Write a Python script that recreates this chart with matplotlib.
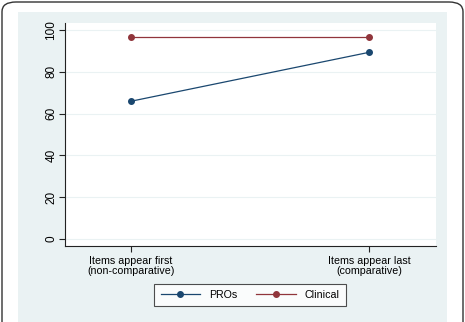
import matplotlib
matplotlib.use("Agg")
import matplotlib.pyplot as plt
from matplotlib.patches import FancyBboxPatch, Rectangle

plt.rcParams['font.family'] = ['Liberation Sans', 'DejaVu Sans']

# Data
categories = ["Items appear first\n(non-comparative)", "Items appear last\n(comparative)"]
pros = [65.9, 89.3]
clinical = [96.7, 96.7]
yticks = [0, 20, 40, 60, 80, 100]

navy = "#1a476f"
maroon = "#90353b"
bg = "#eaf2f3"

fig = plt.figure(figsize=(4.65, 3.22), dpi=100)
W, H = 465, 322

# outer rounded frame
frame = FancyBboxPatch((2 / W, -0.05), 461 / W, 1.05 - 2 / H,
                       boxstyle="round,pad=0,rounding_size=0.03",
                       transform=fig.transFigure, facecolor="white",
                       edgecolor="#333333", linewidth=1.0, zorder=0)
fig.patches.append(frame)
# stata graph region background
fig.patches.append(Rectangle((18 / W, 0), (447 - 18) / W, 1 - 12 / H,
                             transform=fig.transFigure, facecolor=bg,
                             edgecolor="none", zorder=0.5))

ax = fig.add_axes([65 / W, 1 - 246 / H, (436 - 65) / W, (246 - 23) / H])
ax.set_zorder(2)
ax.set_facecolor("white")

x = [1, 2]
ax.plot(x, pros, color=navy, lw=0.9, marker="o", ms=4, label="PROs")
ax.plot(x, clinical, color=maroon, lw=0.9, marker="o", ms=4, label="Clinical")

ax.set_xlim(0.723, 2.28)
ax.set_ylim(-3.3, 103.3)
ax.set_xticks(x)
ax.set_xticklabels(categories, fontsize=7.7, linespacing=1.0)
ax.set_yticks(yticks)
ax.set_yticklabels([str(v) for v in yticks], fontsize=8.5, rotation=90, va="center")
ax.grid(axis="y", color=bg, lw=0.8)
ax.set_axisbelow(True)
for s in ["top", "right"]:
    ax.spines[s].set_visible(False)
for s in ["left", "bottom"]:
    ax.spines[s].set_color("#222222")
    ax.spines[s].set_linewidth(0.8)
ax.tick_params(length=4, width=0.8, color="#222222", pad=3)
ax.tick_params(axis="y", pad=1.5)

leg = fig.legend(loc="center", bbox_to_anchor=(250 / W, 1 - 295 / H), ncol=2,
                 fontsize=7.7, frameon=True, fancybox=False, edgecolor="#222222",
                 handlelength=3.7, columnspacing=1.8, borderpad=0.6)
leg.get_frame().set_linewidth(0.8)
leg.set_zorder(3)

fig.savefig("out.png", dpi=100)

# Short exercise
Write out each line of the listing above, exactly, from its first line to the line holding "W, H = 465, 322", inclusive. Skip the pictures.

# Response below
Write a Python script that recreates this chart with matplotlib.
import matplotlib
matplotlib.use("Agg")
import matplotlib.pyplot as plt
from matplotlib.patches import FancyBboxPatch, Rectangle

plt.rcParams['font.family'] = ['Liberation Sans', 'DejaVu Sans']

# Data
categories = ["Items appear first\n(non-comparative)", "Items appear last\n(comparative)"]
pros = [65.9, 89.3]
clinical = [96.7, 96.7]
yticks = [0, 20, 40, 60, 80, 100]

navy = "#1a476f"
maroon = "#90353b"
bg = "#eaf2f3"

fig = plt.figure(figsize=(4.65, 3.22), dpi=100)
W, H = 465, 322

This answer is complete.